E se nel ricordo restano indelebili gli splendidi ritratti di Oppi dedicati alla moglie (Sullo sfondo di Venezia del 1921, La giovane sposa, del 1922-1924, il duplice Ritratto del 1922 e altri del 1924 e del 1928), oltre alla tela conturbante di Le amiche, che dà immagine al manifesto e alla copertina della mostra, di certo non si resta indifferenti alla serie di  pensierose Ragazze di Achille Funi, al Concerto di Felice Casorati (a confronto con Le amazzoni di Oppi dello stesso 1924); né a La disegnatrice/Ritratto di Felicita Frai di Carlo Sbisà (che bene starebbe accanto a L’infermiera ritratta da Lia Pasqualino Noto, che abbiamo scoperto a Genova); e tantomeno alle incantevoli La straniera, di Bortolo Sacchi, 1928, e alla dorata, modernissima figurina in giallo Nel parco di Amedeo Bocchi, 1919;  che pur nella diversità del colore e del paesaggio alle spalle delle protagoniste ( qui più caldo e solare) rimanda all’atmosfera seducente e sospesa, in penombra azzurra, di Calma argentea, Ritratto di Alma Fidora, 1922, esposta al genovese Palazzo Ducale.

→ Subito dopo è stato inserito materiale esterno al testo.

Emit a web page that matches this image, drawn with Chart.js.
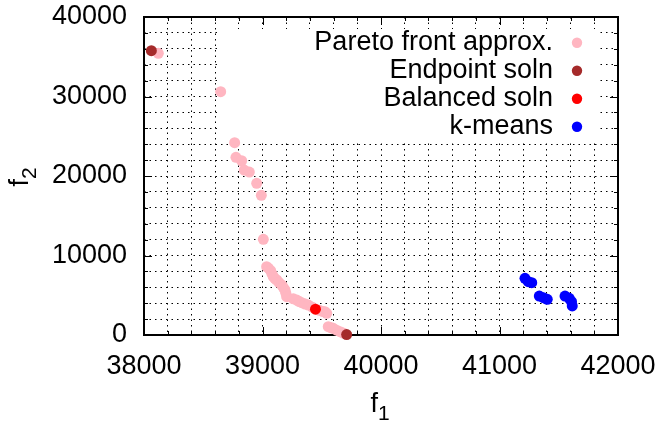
<!DOCTYPE html>
<html>
<head>
<meta charset="utf-8">
<script src="https://cdn.jsdelivr.net/npm/chart.js@4.4.0/dist/chart.umd.min.js"></script>
<style>
    html, body { margin: 0; padding: 0; background: #fff; }
</style>
</head>
<body>
<canvas id="chart" width="662" height="424"></canvas>
<script>
// Values
const paretoF1 = [38121, 38647, 38765, 38776, 38824, 38846, 38889, 38951, 38990, 39007,
    39035, 39050, 39069, 39080, 39091, 39105, 39120, 39140, 39162, 39175, 39190, 39197, 39204,
    39260, 39289, 39310, 39331, 39360, 39387, 39420, 39480, 39510, 39527, 39542,
    39555, 39580, 39597, 39625, 39654, 39680];
const paretoF2 = [35430, 30600, 24190, 22350, 21920, 20750, 20500, 19080, 17570, 12040,
    8590, 8400, 8090, 7700, 7330, 7100, 6920, 6600, 6290, 6000, 5660, 5250, 4820,
    4550, 4400, 4200, 4060, 3900, 3770, 3500, 3100, 2950, 2930, 2730,
    1040, 900, 840, 600, 420, 250];

const endpointF1 = [38062, 39710];
const endpointF2 = [35760, 50];

const balancedF1 = [39447];
const balancedF2 = [3250];

const kmeansF1 = [41215, 41243, 41272, 41336, 41370, 41403, 41553, 41589, 41608, 41614];
const kmeansF2 = [7130, 6710, 6580, 4900, 4690, 4490, 4900, 4610, 4190, 3650];

const xRange = [38000, 42000];
const yRange = [0, 40000];

const FONT = "'Liberation Sans', Arial, sans-serif";

function toPoints(xs, ys) {
    return xs.map((x, i) => ({ x: x, y: ys[i] }));
}

// keep the frame where the layout padding puts it (no extra room for edge labels)
function noEdgePadding(scale) {
    scale.paddingTop = 0;
    scale.paddingBottom = 0;
    scale.paddingLeft = 0;
    scale.paddingRight = 0;
}

// gnuplot-ish frame: opaque key box, border, inward ticks, key, axis titles
const framePlugin = {
    id: 'frame',
    beforeDatasetsDraw(chart) {
        const ctx = chart.ctx;
        const a = chart.chartArea;
        const xs = chart.scales.x, ys = chart.scales.y;
        ctx.save();
        // opaque key box
        ctx.fillStyle = '#fff';
        ctx.fillRect(219, 29, 381, 112);

        // inward ticks on all four sides
        ctx.strokeStyle = '#000';
        ctx.lineWidth = 1;
        ctx.beginPath();
        xs.ticks.forEach(t => {
            const px = Math.round(xs.getPixelForValue(t.value)) + 0.5;
            const len = t.value % 1000 === 0 ? 8 : 4;
            ctx.moveTo(px, a.bottom); ctx.lineTo(px, a.bottom - len);
            ctx.moveTo(px, a.top); ctx.lineTo(px, a.top + len);
        });
        ys.ticks.forEach(t => {
            const py = Math.round(ys.getPixelForValue(t.value)) + 0.5;
            const len = t.value % 10000 === 0 ? 8 : 4;
            ctx.moveTo(a.left, py); ctx.lineTo(a.left + len, py);
            ctx.moveTo(a.right, py); ctx.lineTo(a.right - len, py);
        });
        ctx.stroke();

        // border
        ctx.lineWidth = 2;
        ctx.strokeRect(a.left, a.top, a.right - a.left, a.bottom - a.top);
        ctx.restore();
    },
    afterDatasetsDraw(chart) {
        const ctx = chart.ctx;
        const a = chart.chartArea;
        ctx.save();

        // key
        ctx.font = '27px ' + FONT;
        ctx.textAlign = 'right';
        ctx.textBaseline = 'middle';
        const rows = [0, 1, 2, 3].map(i => chart.data.datasets.find(d => d.keyIndex === i));
        rows.forEach((ds, i) => {
            const y = 42.7 + i * 28;
            ctx.fillStyle = '#000';
            ctx.fillText(ds.label, 553, y);
            ctx.fillStyle = ds.backgroundColor;
            ctx.beginPath();
            ctx.arc(577, y, 5.2, 0, Math.PI * 2);
            ctx.fill();
        });

        // axis titles with subscripts
        ctx.fillStyle = '#000';
        ctx.textAlign = 'left';
        ctx.textBaseline = 'alphabetic';
        function title(main, sub, cx) {
            ctx.font = '27px ' + FONT;
            const w1 = ctx.measureText(main).width;
            ctx.font = '21px ' + FONT;
            const w2 = ctx.measureText(sub).width;
            const start = cx - (w1 + w2) / 2;
            ctx.font = '27px ' + FONT;
            ctx.fillText(main, start, 0);
            ctx.font = '21px ' + FONT;
            ctx.fillText(sub, start + w1, 8);
        }
        ctx.save();
        ctx.translate(0, 411.5);
        title('f', '1', (a.left + a.right) / 2 - 1);
        ctx.restore();

        ctx.save();
        ctx.translate(28, 177);
        ctx.rotate(-Math.PI / 2);
        title('f', '2', 0);
        ctx.restore();

        ctx.restore();
    }
};

const ctx = document.getElementById('chart').getContext('2d');

new Chart(ctx, {
    type: 'scatter',
    data: {
        datasets: [{
            label: 'Pareto front approx.',
            keyIndex: 0,
            data: toPoints(paretoF1, paretoF2),
            backgroundColor: '#ffb6c1',
            order: 4
        }, {
            label: 'Endpoint soln',
            keyIndex: 1,
            data: toPoints(endpointF1, endpointF2),
            backgroundColor: '#a52a2a',
            order: 3
        }, {
            label: 'Balanced soln',
            keyIndex: 2,
            data: toPoints(balancedF1, balancedF2),
            backgroundColor: '#ff0000',
            order: 2
        }, {
            label: 'k-means',
            keyIndex: 3,
            data: toPoints(kmeansF1, kmeansF2),
            backgroundColor: '#0000ff',
            order: 1
        }]
    },
    options: {
        responsive: false,
        animation: false,
        layout: { padding: { left: 0, right: 44, top: 17, bottom: 0 } },
        elements: {
            point: { radius: 5.5, borderWidth: 0, hoverRadius: 5.5 }
        },
        datasets: { scatter: { clip: false } },
        scales: {
            x: {
                type: 'linear',
                min: xRange[0],
                max: xRange[1],
                afterFit: scale => { scale.height = 89; noEdgePadding(scale); },
                grid: { color: '#000', lineWidth: 1, drawTicks: false },
                border: { display: false, dash: [1.5, 4] },
                ticks: {
                    stepSize: 200,
                    autoSkip: false,
                    maxRotation: 0,
                    padding: 15,
                    color: '#000',
                    font: { family: FONT, size: 27 },
                    callback: v => (v % 1000 === 0 ? String(v) : '')
                }
            },
            y: {
                type: 'linear',
                min: yRange[0],
                max: yRange[1],
                afterFit: scale => { scale.width = 144; noEdgePadding(scale); },
                grid: { color: '#000', lineWidth: 1, drawTicks: false },
                border: { display: false, dash: [1.5, 4] },
                ticks: {
                    stepSize: 2000,
                    autoSkip: false,
                    padding: 17,
                    color: '#000',
                    font: { family: FONT, size: 27 },
                    callback: v => (v % 10000 === 0 ? String(v) : '')
                }
            }
        },
        plugins: {
            legend: { display: false },
            tooltip: { enabled: false }
        }
    },
    plugins: [framePlugin]
});
</script>
</body>
</html>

La forza della storia sta anche nelle immagini; e il mito ce lo insegna. Per questo, forse, proviamo gratitudine nello scoprire tanta bellezza con l’impressione di avere anche fatto qualcosa di buono, imparato di più. In uno spazio che qui lascia libera la vista sull’ampia volta lignea del soffitto carenato di Palladio: uno scrigno perfetto, per i gioielli di Oppi e dei suoi compagni di viaggio.